Императрица скончалась внезапно. Для большинства причиной назвали скоропостижную болезнь, но немногие знали, она проглотила золото. Однако в конце концов все сошлись на том, что её смерть была следствием безысходной тоски и отчаяния. У неё не было родни при дворе, в клане ни одного высокопоставленного чиновника; один сын уже сослан, другого готовились изгнать. Тридцать лет зыбкой, будто во сне, власти — и всё рухнуло в одно утро, когда император, полжизни колебавшийся между холодом и снисхождением, не протянул руки. Женщина не выдержала, и это было понятно. В летописях уже встречались подобные судьбы, и люди невольно вспоминали Императрицу Вэй, супругу Хань У-ди.
Но были и те, кто шептал о другом, о заговоре и о жертве матери. Эти речи рождались лишь в темных покоях, где не слышно шагов. Простым подданным не подобало даже помыслить подобное, тем более если такие мысли мог питать законный старший сын усопшей.
Как бы то ни было, внезапная государственная траурная весть разрушила хрупкое равновесие между фронтом, двором, императором, наследником, знатными вельможами и родичами по крови. Едва люди успели произнести слово «дисбаланс», как власть уже окончательно утратила равновесие.
Для Чжао-вана Динкая всё переменилось: смерть императрицы делала невозможным разговоры о его браке и отъезде.
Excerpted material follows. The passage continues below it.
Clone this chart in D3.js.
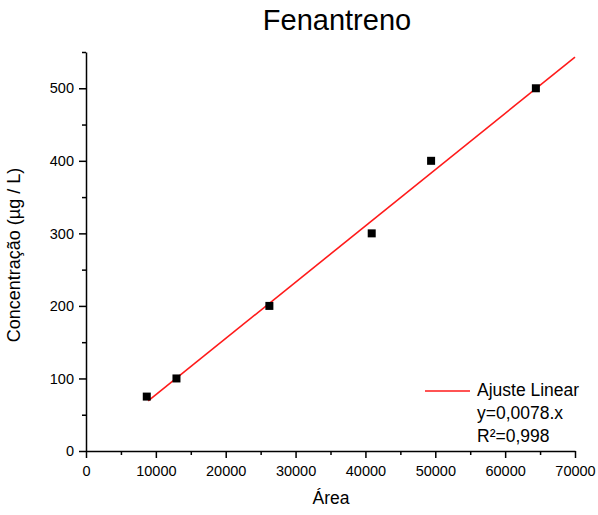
<!DOCTYPE html>
<html>
<head>
<meta charset="utf-8">
<script src="https://cdn.jsdelivr.net/npm/d3@7"></script>
<style>
  body { margin: 0; background: #fff; }
  text { font-family: "Liberation Sans", Arial, sans-serif; fill: #000; }
</style>
</head>
<body>
<svg id="chart"></svg>
<script>
const areas = [8700, 12950, 26250, 40900, 49400, 64400];
const concs = [75, 100, 200, 300, 400, 500];
const fitX = [8900, 70000];
const fitY = [69, 543];
const legendLines = ["Ajuste Linear", "y=0,0078.x", "R\u00b2=0,998"];

const width = 598, height = 515;
const margin = { top: 52, right: 23, bottom: 64, left: 86 };

const svg = d3.select("#chart")
    .attr("width", width)
    .attr("height", height);

const x = d3.scaleLinear()
    .domain([0, 70000])
    .range([margin.left, width - margin.right]);

const y = d3.scaleLinear()
    .domain([0, 550])
    .range([height - margin.bottom, margin.top]);

// minor ticks first
svg.append("g")
    .attr("transform", `translate(0,${y(0)})`)
    .call(d3.axisBottom(x).tickValues(d3.range(5000, 70000, 10000)).tickSize(4).tickFormat(""))
    .call(g => g.select(".domain").remove())
    .call(g => g.selectAll("line").attr("stroke-width", 1.5));

svg.append("g")
    .attr("transform", `translate(${x(0)},0)`)
    .call(d3.axisLeft(y).tickValues(d3.range(50, 600, 100)).tickSize(4).tickFormat(""))
    .call(g => g.select(".domain").remove())
    .call(g => g.selectAll("line").attr("stroke-width", 1.5));

const xAxis = svg.append("g")
    .attr("transform", `translate(0,${y(0)})`)
    .call(d3.axisBottom(x).tickValues(d3.range(0, 70001, 10000)).tickSize(7).tickSizeOuter(0).tickPadding(6).tickFormat(d3.format("d")));

const yAxis = svg.append("g")
    .attr("transform", `translate(${x(0)},0)`)
    .call(d3.axisLeft(y).tickValues(d3.range(0, 501, 100)).tickSize(7).tickSizeOuter(0).tickPadding(5));

[xAxis, yAxis].forEach(a => {
  a.select(".domain").attr("stroke-width", 1.5);
  a.selectAll("line").attr("stroke-width", 1.5);
  a.selectAll("text").style("font-family", "Liberation Sans, Arial, sans-serif").style("font-size", "14.5px").attr("fill", "#222");
});
xAxis.selectAll("text").attr("dy", "0.85em");

// fit line
svg.append("path")
    .datum(fitX.map((d, i) => [d, fitY[i]]))
    .attr("fill", "none")
    .attr("stroke", "#ff1a1a")
    .attr("stroke-width", 1.6)
    .attr("d", d3.line().x(d => x(d[0])).y(d => y(d[1])));

// data points
svg.selectAll(".pt")
    .data(areas.map((d, i) => [d, concs[i]]))
  .enter().append("rect")
    .attr("class", "pt")
    .attr("x", d => x(d[0]) - 4)
    .attr("y", d => y(d[1]) - 4)
    .attr("width", 8)
    .attr("height", 8)
    .attr("fill", "#000");

// title
svg.append("text")
    .attr("x", 337)
    .attr("y", 30)
    .attr("text-anchor", "middle")
    .style("font-size", "29px")
    .text("Fenantreno");

// axis labels
svg.append("text")
    .attr("x", 331)
    .attr("y", 504)
    .attr("text-anchor", "middle")
    .style("font-size", "17.5px")
    .attr("fill", "#222")
    .text("\u00c1rea");

svg.append("text")
    .attr("transform", "translate(20,255) rotate(-90)")
    .attr("text-anchor", "middle")
    .style("font-size", "18px")
    .attr("fill", "#222")
    .text("Concentra\u00e7\u00e3o (\u00b5g / L)");

// legend
const legend = svg.append("g").attr("transform", "translate(425,391)");
legend.append("line")
    .attr("x1", 0).attr("x2", 45)
    .attr("stroke", "#ff1a1a")
    .attr("stroke-width", 1.6);
legend.selectAll("text")
    .data(legendLines)
  .enter().append("text")
    .attr("x", 52)
    .attr("y", (d, i) => 5 + i * 23)
    .style("font-size", "17.5px")
    .attr("fill", "#222")
    .text(d => d);
</script>
</body>
</html>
Через три дня император повелел Министерству обрядов определить порядок траура. Всем дворцовым и столичным чиновникам выдали белую ткань для траурных одежд. Но вместе с этим возник вопрос, мучивший и наследника, и приближённых: стоит ли вызывать обратно Шу-вана и Гуанчуань-цзюня?
Чиновники Министерства обрядов, ссылаясь на древние прецеденты, утверждали: князья, находящиеся в уделах, могут прибыть в столицу на похороны, но не более чем на сто дней, после чего должны вернуться и лишь к годовому поминовению вновь явиться. Это породило два мнения. Одни говорили: раз «могут вернуться», значит, могут и не возвращаться. Шу-ван болен, удел его далёк, нет нужды тревожить. Гуанчуань-цзюнь, хотя и старший сын императрицы, изгнан за проступок, и возвращение его противно закону. В столице есть наследник. Его и Чжао-вана достаточно, чтобы возглавить церемонии. Другие возражали: государство держится на сыновней почтительности и ритуале; Гуанчуань-цзюнь не был лишён права возвращения, и если он не придёт проститься с матерью, как же тогда императорский дом станет примером для народа?
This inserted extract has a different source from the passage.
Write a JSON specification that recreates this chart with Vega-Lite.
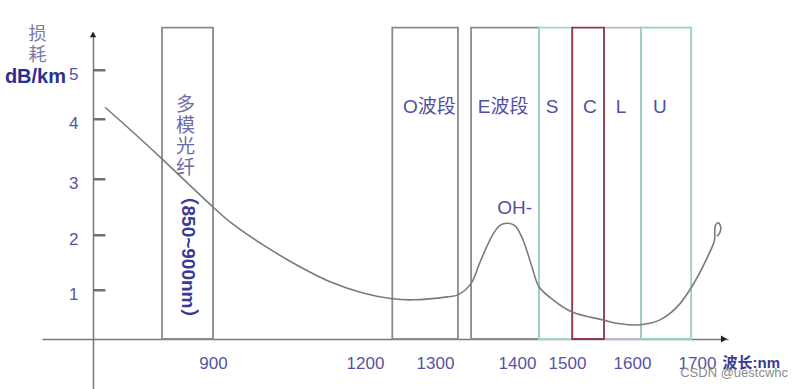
{
  "$schema": "https://vega.github.io/schema/vega-lite/v6.json",
  "width": 804,
  "height": 389,
  "autosize": {"type": "none"},
  "padding": 0,
  "background": "white",
  "config": {"view": {"stroke": null}},
  "datasets": {
    "bands": [
      {"band": "mm", "start": 850, "end": 900},
      {"band": "O", "start": 1239, "end": 1328},
      {"band": "E", "start": 1344, "end": 1444},
      {"band": "L", "start": 1557, "end": 1614},
      {"band": "S", "start": 1444, "end": 1508},
      {"band": "U", "start": 1614, "end": 1691},
      {"band": "C", "start": 1508, "end": 1557}
    ],
    "curve": [
      {"i": 1, "wl": 793, "loss": 4.24},
      {"i": 2, "wl": 823, "loss": 3.75},
      {"i": 3, "wl": 851, "loss": 3.32},
      {"i": 4, "wl": 900, "loss": 2.5},
      {"i": 5, "wl": 934, "loss": 2.23},
      {"i": 6, "wl": 999, "loss": 1.82},
      {"i": 7, "wl": 1066, "loss": 1.45},
      {"i": 8, "wl": 1131, "loss": 1.15},
      {"i": 9, "wl": 1196, "loss": 0.94},
      {"i": 10, "wl": 1239, "loss": 0.82},
      {"i": 11, "wl": 1269, "loss": 0.8},
      {"i": 12, "wl": 1315, "loss": 0.86},
      {"i": 13, "wl": 1328, "loss": 0.9},
      {"i": 14, "wl": 1344, "loss": 1.12},
      {"i": 15, "wl": 1355, "loss": 1.51},
      {"i": 16, "wl": 1371, "loss": 2.02},
      {"i": 17, "wl": 1380, "loss": 2.18},
      {"i": 18, "wl": 1389, "loss": 2.21},
      {"i": 19, "wl": 1398, "loss": 2.16},
      {"i": 20, "wl": 1412, "loss": 1.91},
      {"i": 21, "wl": 1430, "loss": 1.42},
      {"i": 22, "wl": 1444, "loss": 1.06},
      {"i": 23, "wl": 1472, "loss": 0.8},
      {"i": 24, "wl": 1508, "loss": 0.55},
      {"i": 25, "wl": 1555, "loss": 0.39},
      {"i": 26, "wl": 1582, "loss": 0.31},
      {"i": 27, "wl": 1612, "loss": 0.29},
      {"i": 28, "wl": 1643, "loss": 0.39},
      {"i": 29, "wl": 1669, "loss": 0.65},
      {"i": 30, "wl": 1692, "loss": 1.06},
      {"i": 31, "wl": 1715.5, "loss": 1.58},
      {"i": 32, "wl": 1727, "loss": 1.9},
      {"i": 33, "wl": 1727.5, "loss": 2.04},
      {"i": 34, "wl": 1728.2, "loss": 2.16},
      {"i": 35, "wl": 1732.5, "loss": 2.22},
      {"i": 36, "wl": 1736.4, "loss": 2.16},
      {"i": 37, "wl": 1735.6, "loss": 2.05},
      {"i": 38, "wl": 1731, "loss": 1.98}
    ],
    "labels": [
      {"text": "O波段", "wl": 1292, "loss": 4.24},
      {"text": "E波段", "wl": 1383, "loss": 4.24},
      {"text": "S", "wl": 1470, "loss": 4.24},
      {"text": "C", "wl": 1535, "loss": 4.24},
      {"text": "L", "wl": 1583, "loss": 4.24},
      {"text": "U", "wl": 1643, "loss": 4.24},
      {"text": "OH-", "wl": 1397, "loss": 2.48}
    ],
    "yticks": [
      {"loss": 1, "from": 781, "to": 793},
      {"loss": 2, "from": 781, "to": 793},
      {"loss": 3, "from": 781, "to": 793},
      {"loss": 4, "from": 781, "to": 793},
      {"loss": 5, "from": 781, "to": 793}
    ],
    "mm": [{"text": "多\n模\n光\n纤", "wl": 873, "loss": 4.29}],
    "mmrange": [{"text": "（850~900nm）", "wl": 875.5, "loss": 1.6}],
    "unit": [{"text": "dB/km", "wl": 754, "loss": 4.86}],
    "arrowx": [{"wl": 1741.8, "loss": 0}],
    "arrowy": [{"wl": 781, "loss": 5.73}],
    "mark": [{"text": "CSDN @uestcwhc", "wl": 1841, "loss": -0.69}]
  },
  "layer": [
    {
      "data": {"name": "bands"},
      "mark": {"type": "rect", "filled": false, "strokeWidth": 1.8},
      "encoding": {
        "x": {"field": "start", "type": "quantitative",
          "scale": {"domain": [730, 850, 900, 1200, 1300, 1400, 1500, 1600, 1700, 1748], "range": [42, 162, 213, 365, 435, 517, 567, 632, 697, 728], "nice": false, "zero": false},
          "axis": {"orient": "bottom", "offset": -50, "values": [900, 1200, 1300, 1400, 1500, 1600, 1700], "format": "d", "ticks": false, "grid": false,
            "domainColor": "#777777", "domainWidth": 1.5, "labelPadding": 16, "labelFontSize": 17, "labelColor": "#5555a0", "labelFont": "Liberation Sans",
            "labelFlush": false, "labelOverlap": false, "labelBound": false,
            "title": "波长:nm", "titleX": 722, "titleY": 23, "titleAlign": "left", "titleBaseline": "middle", "titleFontSize": 15, "titleFontWeight": "bold", "titleColor": "#3a3a90", "titleFont": "Liberation Sans, Noto Sans CJK SC"}},
        "x2": {"field": "end"},
        "y": {"datum": 0, "type": "quantitative",
          "scale": {"domain": [-1.02, 0, 1, 2, 3, 4, 5, 5.78], "range": [389, 339, 290, 235, 179, 119, 70, 32], "nice": false, "zero": false},
          "axis": {"orient": "right", "offset": -711, "values": [1, 2, 3, 4, 5], "format": "d", "grid": false, "ticks": true, "tickSize": 12, "tickColor": "#707070", "tickWidth": 2, "tickOpacity": 1,
            "domainColor": "#777777", "domainWidth": 1.5, "labelPadding": -27, "labelAlign": "right", "labelFontSize": 17, "labelColor": "#5555a0", "labelFont": "Liberation Sans", "labelOffset": 4,
            "labelFlush": false, "labelOverlap": false, "labelBound": false,
            "title": ["损", "耗"], "titleAngle": 0, "titleX": -56, "titleY": 34, "titleBaseline": "middle", "titleAlign": "center", "titleFontSize": 18, "titleFontWeight": "normal", "titleColor": "#7a7aa5", "titleFont": "Noto Sans CJK SC", "titleLineHeight": 21}},
        "y2": {"datum": 5.87},
        "stroke": {"field": "band", "type": "nominal", "legend": null,
          "scale": {"domain": ["mm", "O", "E", "S", "C", "L", "U"], "range": ["#8a8a8a", "#8a8a8a", "#8a8a8a", "#9fd6c8", "#8e3b47", "#bdb5cc", "#93d2c4"]}}
      }
    },
    {
      "data": {"name": "yticks"},
      "mark": {"type": "point", "shape": "M0,0H2", "filled": false, "color": "#707070", "strokeWidth": 2, "size": 144, "opacity": 1},
      "encoding": {
        "x": {"field": "from", "type": "quantitative", "scale": {"domain": [730, 850, 900, 1200, 1300, 1400, 1500, 1600, 1700, 1748], "range": [42, 162, 213, 365, 435, 517, 567, 632, 697, 728], "nice": false, "zero": false}},
        "y": {"field": "loss", "type": "quantitative", "scale": {"domain": [-1.02, 0, 1, 2, 3, 4, 5, 5.78], "range": [389, 339, 290, 235, 179, 119, 70, 32], "nice": false, "zero": false}}
      }
    },
    {
      "data": {"name": "curve"},
      "mark": {"type": "line", "interpolate": "catmull-rom", "color": "#7a7a7a", "strokeWidth": 1.6},
      "encoding": {
        "x": {"field": "wl", "type": "quantitative", "scale": {"domain": [730, 850, 900, 1200, 1300, 1400, 1500, 1600, 1700, 1748], "range": [42, 162, 213, 365, 435, 517, 567, 632, 697, 728], "nice": false, "zero": false}},
        "y": {"field": "loss", "type": "quantitative", "scale": {"domain": [-1.02, 0, 1, 2, 3, 4, 5, 5.78], "range": [389, 339, 290, 235, 179, 119, 70, 32], "nice": false, "zero": false}},
        "order": {"field": "i", "type": "quantitative"}
      }
    },
    {
      "data": {"name": "labels"},
      "mark": {"type": "text", "fontSize": 19, "color": "#5050a0", "font": "Liberation Sans, Noto Sans CJK SC", "align": "center", "baseline": "middle"},
      "encoding": {
        "x": {"field": "wl", "type": "quantitative", "scale": {"domain": [730, 850, 900, 1200, 1300, 1400, 1500, 1600, 1700, 1748], "range": [42, 162, 213, 365, 435, 517, 567, 632, 697, 728], "nice": false, "zero": false}},
        "y": {"field": "loss", "type": "quantitative", "scale": {"domain": [-1.02, 0, 1, 2, 3, 4, 5, 5.78], "range": [389, 339, 290, 235, 179, 119, 70, 32], "nice": false, "zero": false}},
        "text": {"field": "text"}
      }
    },
    {
      "data": {"name": "mm"},
      "mark": {"type": "text", "fontSize": 19, "color": "#6a6aa8", "font": "Noto Sans CJK SC", "align": "center", "baseline": "middle", "lineBreak": "\n", "lineHeight": 21},
      "encoding": {
        "x": {"field": "wl", "type": "quantitative", "scale": {"domain": [730, 850, 900, 1200, 1300, 1400, 1500, 1600, 1700, 1748], "range": [42, 162, 213, 365, 435, 517, 567, 632, 697, 728], "nice": false, "zero": false}},
        "y": {"field": "loss", "type": "quantitative", "scale": {"domain": [-1.02, 0, 1, 2, 3, 4, 5, 5.78], "range": [389, 339, 290, 235, 179, 119, 70, 32], "nice": false, "zero": false}},
        "text": {"field": "text"}
      }
    },
    {
      "data": {"name": "mmrange"},
      "mark": {"type": "text", "fontSize": 19, "fontWeight": "bold", "color": "#3a3a95", "font": "Liberation Sans, Noto Sans CJK SC", "align": "center", "baseline": "middle", "angle": 90},
      "encoding": {
        "x": {"field": "wl", "type": "quantitative", "scale": {"domain": [730, 850, 900, 1200, 1300, 1400, 1500, 1600, 1700, 1748], "range": [42, 162, 213, 365, 435, 517, 567, 632, 697, 728], "nice": false, "zero": false}},
        "y": {"field": "loss", "type": "quantitative", "scale": {"domain": [-1.02, 0, 1, 2, 3, 4, 5, 5.78], "range": [389, 339, 290, 235, 179, 119, 70, 32], "nice": false, "zero": false}},
        "text": {"field": "text"}
      }
    },
    {
      "data": {"name": "unit"},
      "mark": {"type": "text", "fontSize": 20, "fontWeight": "bold", "color": "#2e2e8e", "font": "Liberation Sans", "align": "right", "baseline": "middle"},
      "encoding": {
        "x": {"field": "wl", "type": "quantitative", "scale": {"domain": [730, 850, 900, 1200, 1300, 1400, 1500, 1600, 1700, 1748], "range": [42, 162, 213, 365, 435, 517, 567, 632, 697, 728], "nice": false, "zero": false}},
        "y": {"field": "loss", "type": "quantitative", "scale": {"domain": [-1.02, 0, 1, 2, 3, 4, 5, 5.78], "range": [389, 339, 290, 235, 179, 119, 70, 32], "nice": false, "zero": false}},
        "text": {"field": "text"}
      }
    },
    {
      "data": {"name": "arrowx"},
      "mark": {"type": "point", "shape": "triangle-right", "filled": true, "color": "#222222", "size": 50, "opacity": 1},
      "encoding": {
        "x": {"field": "wl", "type": "quantitative", "scale": {"domain": [730, 850, 900, 1200, 1300, 1400, 1500, 1600, 1700, 1748], "range": [42, 162, 213, 365, 435, 517, 567, 632, 697, 728], "nice": false, "zero": false}},
        "y": {"field": "loss", "type": "quantitative", "scale": {"domain": [-1.02, 0, 1, 2, 3, 4, 5, 5.78], "range": [389, 339, 290, 235, 179, 119, 70, 32], "nice": false, "zero": false}}
      }
    },
    {
      "data": {"name": "arrowy"},
      "mark": {"type": "point", "shape": "triangle-up", "filled": true, "color": "#222222", "size": 40, "opacity": 1},
      "encoding": {
        "x": {"field": "wl", "type": "quantitative", "scale": {"domain": [730, 850, 900, 1200, 1300, 1400, 1500, 1600, 1700, 1748], "range": [42, 162, 213, 365, 435, 517, 567, 632, 697, 728], "nice": false, "zero": false}},
        "y": {"field": "loss", "type": "quantitative", "scale": {"domain": [-1.02, 0, 1, 2, 3, 4, 5, 5.78], "range": [389, 339, 290, 235, 179, 119, 70, 32], "nice": false, "zero": false}}
      }
    },
    {
      "data": {"name": "mark"},
      "mark": {"type": "text", "fontSize": 13, "color": "#8a8a8a", "font": "Liberation Sans", "align": "right", "baseline": "middle"},
      "encoding": {
        "x": {"field": "wl", "type": "quantitative", "scale": {"domain": [730, 850, 900, 1200, 1300, 1400, 1500, 1600, 1700, 1748], "range": [42, 162, 213, 365, 435, 517, 567, 632, 697, 728], "nice": false, "zero": false}},
        "y": {"field": "loss", "type": "quantitative", "scale": {"domain": [-1.02, 0, 1, 2, 3, 4, 5, 5.78], "range": [389, 339, 290, 235, 179, 119, 70, 32], "nice": false, "zero": false}},
        "text": {"field": "text"}
      }
    }
  ]
}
Император объявил пятидневный перерыв в заседаниях. Министры не имели возможности спорить лично и лишь готовили траурные одежды, ожидая указа.
На третий день после объявления траура Динцюань вновь тайно встретился с главным писцом Палаты советников наследника, Сюй Чанпином. В тот полдень двор был погружён в тишину. По ритуалу наследник должен был носить грубую траурную ткань, но пока обряды не утверждены, он лишь сменил одежду на светлую и надел белый венец. На лице его не было скорби.
Он велел привести Сюй Чанпина прямо в кабинет, сам сел и, махнув рукой, сказал:
— Писец, не кланяйся. Садись.
Сюй Чанпин поклонился и сел напротив. Динцюань окинул его взглядом и спросил:
— Твоя траурная одежда готова? Государство в скорби, а ты спокоен. Не боишься людских пересудов?
— Когда придёт время плакать, я заплачу, — ответил Сюй Чанпин. — Сейчас нет ни времени, ни нужного чувства. Ваше Высочество позвали меня, есть повеление?
— Повеление? — Динцюань усмехнулся. — Ты сам сказал: времени на слёзы нет. Завтра все чиновники наденут белое, и сто дней покоя мне не видать. Но я сомневаюсь, будет ли у меня вообще сто дней?
Сюй Чанпин поднялся, распахнул створки двери и красные окна, убедился, что вокруг никого, и тихо спросил:
— Что вы имеете в виду, Ваше Высочество?
— Не думал, что они решатся на такое, — ответил Динцюань.
Сюй Чанпин кивнул:
— У покойной императрицы не было родни, а в последние годы она потеряла милость. Вероятно, это всё, что ей оставалось. Так или иначе, теперь и Чжао-вана не отпустят, и Ци-вана вернут. Если Ци-ван вернётся, семь из двадцати четырёх столичных гарнизонов — его люди. Кто знает, в чьих руках окажется пограничье, у двора или у родичей?
— Он способен пожертвовать даже матерью, — мрачно сказал Динцюань. — Значит, не остановится, пока не погубит всех. Я спутал их замыслы, и теперь они толкают меня в ловушку. Я не должен действовать опрометчиво, и тебе не следует.
— У него меньше ограничений, чем у вас, — заметил Сюй Чанпин, — но и возможностей меньше.